Senate passes bail bill, sends it to House
SANTA FE — After a rancorous and wide-ranging debate, state senators voted 29-9 Tuesday for a proposed state constitutional amendment that would allow judges to deny bail to defendants they consider dangerous and to release from jail nonviolent prisoners who simply lack the money to post bail.
Seven Republicans joined 22 Democrats to move the proposal to the House of Representatives. All nine votes against the measure were by Republicans.
One member who opposed it, Sen. Bill Sharer, R-Farmington, criticized state Supreme Court Justice Charles Daniels for appearing regularly at the Capitol to testify for the constitutional amendment.
"Laws ought to be made by us. We should decide this," Sharer said, arguing that a member of the judicial branch should have no part in the Legislature's debate.
Daniels sat by himself in the Senate gallery as Sharer complained about his involvement. Daniels has called this proposal the single most important criminal justice reform in his eight years on the bench.
Sen. Bill Burt, R-Alamogordo, attacked the part of the amendment that says a defendant should not be detained solely because he or she cannot afford bail.
Burt said people arrested on suspicion of crimes are guilty nine times in 10. He also said it's "not a bad thing" for defendants, especially young ones, to sit in jail while awaiting a trial or disposition of the charges against them.
"If we make it easy for young criminals, whether they get a hand slap or not, they will go on to bigger things," Burt said.
Burt's statements brought a rebuke from Sen.

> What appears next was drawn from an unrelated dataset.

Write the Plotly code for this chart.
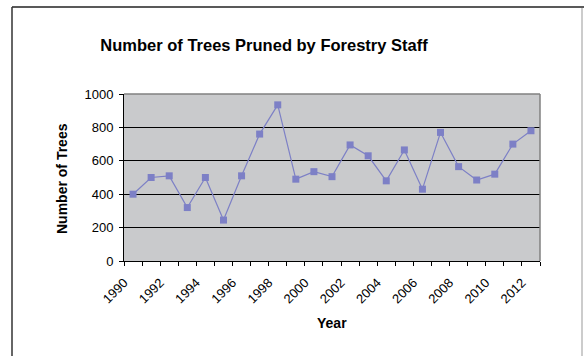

Cisco McSorley, D-Albuquerque. "Jails are criminal colleges. They're not rehabilitation centers," McSorley said.
Like McSorley, the majority of senators said they did not want to see people incarcerated only because they lack the money to make bail.
Sen. Peter Wirth, D-Santa Fe, sponsor of the amendment, said jailing defendants before trial solely because they can't afford bail violates the equal protection provision of the constitution. A defendant of means in a low-level case can post bail and get of jail, Wirth said. A low-income person arrested for the same crime ends up staying in jail, and that costs the defendant and the taxpayers, Wirth said.
Sen. Lisa Torraco, R-Albuquerque, asked if judges already have the power to set free indigent defendants who pose no risk to anyone. Wirth said they do, but the evidence is that they aren't doing so. He said county governments have collectively reported that 39 percent of the people in their jails are being held because they can't make bail, not because they're dangerous.
Torraco asked how approving the constitutional amendment would change anything, since judges aren't exercising the power they already have.
Wirth said the constitutional amendment "creates a bright-line statement" that lack of financial resources cannot be used as the sole reason to keep a defendant in jail.
Torraco voted for the bill, even after supporting a floor amendment to leave intact the no-bail provision for violent defendants and removing the section about low-income ones.
Sen. Mark Moores, R-Albuquerque, sponsored the attempt to reduce the scope of the proposal.
"I do think this is a logroll constitutional amendment," Moores said, meaning two different issues are packaged in one ballot question. "We shouldn't be muddling this issue."
Wirth countered that the amendment is proper because both parts of it deal with bail and money.
Moores' attempt to remove the part about indigent defendants from the constitutional amendment failed on 26-14 vote.
One senator, Democrat Joseph Cervantes of Las Cruces, declined to vote on the bail proposal, saying he had a conflict because he has a case before the state Supreme Court.
Two other senators, Richard Martinez, D-Española, and Lee Cotter, R-Las Cruces, walked off the Senate floor before the final vote. The Democrats' whip, Sen. Michael Padilla, asked that Martinez be "excused" and the Senate record listed him that way. Cotter was marked as "absent."